Weeds are a miracle of life, and they do what plant life does: they take solar energy from the heavens and water and minerals from the earth and turn it into more plant, more green, more “weed,” more biomass. More Life. More oxygen.
To pull out weeds now is to destroy nature’s oxygen and life making purposes. It is to rob your garden of all that plant material that the sun and water and soil would be creating all winter and spring. Someday, and someday soon, an honest gardener will have to stop hauling “stuff” in to the garden, stuff that requires fuel to haul, be it manure or straw or compost. It’s getting time to starting thinking about honestly creating our own biomass to create our own compost.
This could take the form of growth compost radishes for the compost pile, like John Jeavons does. Or, it could take the form of growing all the weeds you possibly can in the winter and then when spring comes and it’s about a month before planting, push them all down, cover them with newspaper, and cover the newspaper with some soil or straw or compost, something to keep it from blowing away. The newspaper will turn all that biomass to soil, rich incredible compost, right there where you want to plant. No tugging out, lugging to the pile and then lugging back to the garden.
In Permaculture , a system of designing your land and garden to imitate nature, extra effort in creating tidiness is usually an affront to natural processes. In the case of weeds, in Permaculture, they are encouraged to grow and then either “sheet mulched,” as explained above, or else eaten by animals that are used within the system for feed or wool or milk. Then the animals are fed on the gains from the sun of the winter.
This is working with nature. This is easier on your work, healthier for the earth and gets us out of this habit of thinking of nature as the enemy, of all thinking of nature as something to fear or conquer or control.
As an aside, but an important one, this fear of and disconnection from nature has very much to do with people’s fear of walking and riding bikes places at night. Yes, yes, it is less safe, and a big part of that is, I think, a cover for a fear of the nighttime, which like fear of dirt, or fear of insects, or fear of weeds, is a disconnection from the non-linear and wild and natural parts of ourselves.
So.
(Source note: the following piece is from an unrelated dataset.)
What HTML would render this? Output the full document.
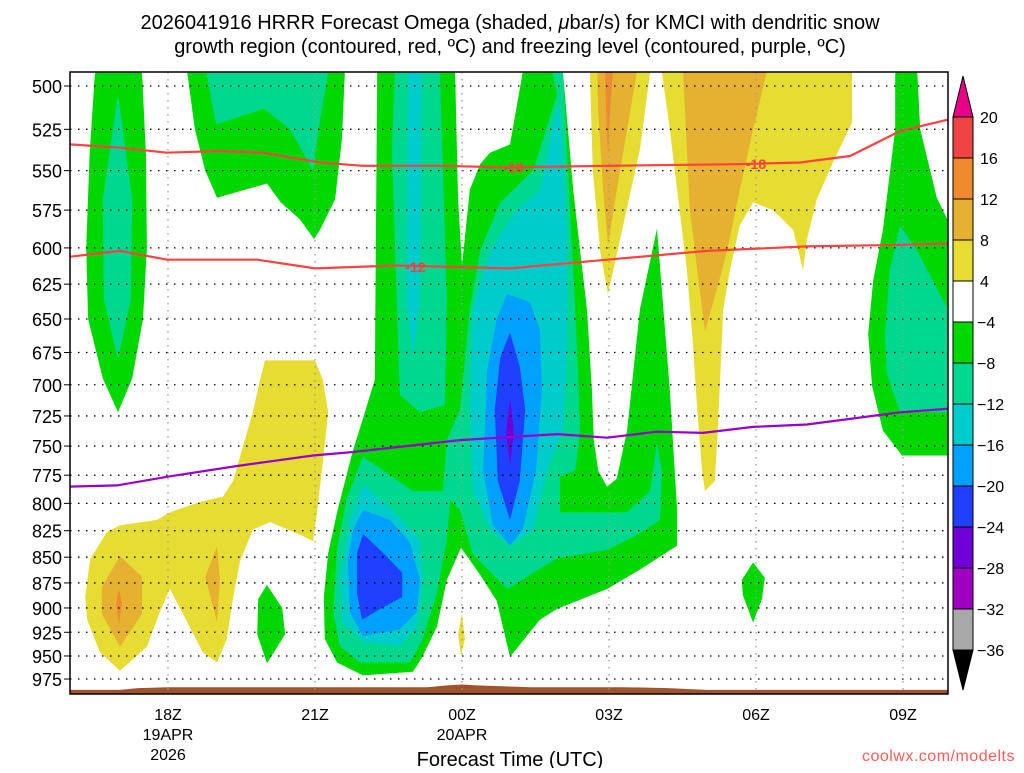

Let your weeds grow. Daydream about the seeds you saved last fall and summer. Dig some trenches for irrigation or some swales. What’s a swale? That’s another Permaculture way of cooperating with nature to catch the water in the wet time of year, and it’s another story.
And while you are letting your weeds grow, you might want to take advantage of some of the immense nutrition that you could treat yourself to with mallow and dock, this time of year, and chicory and dandelion coming along soon.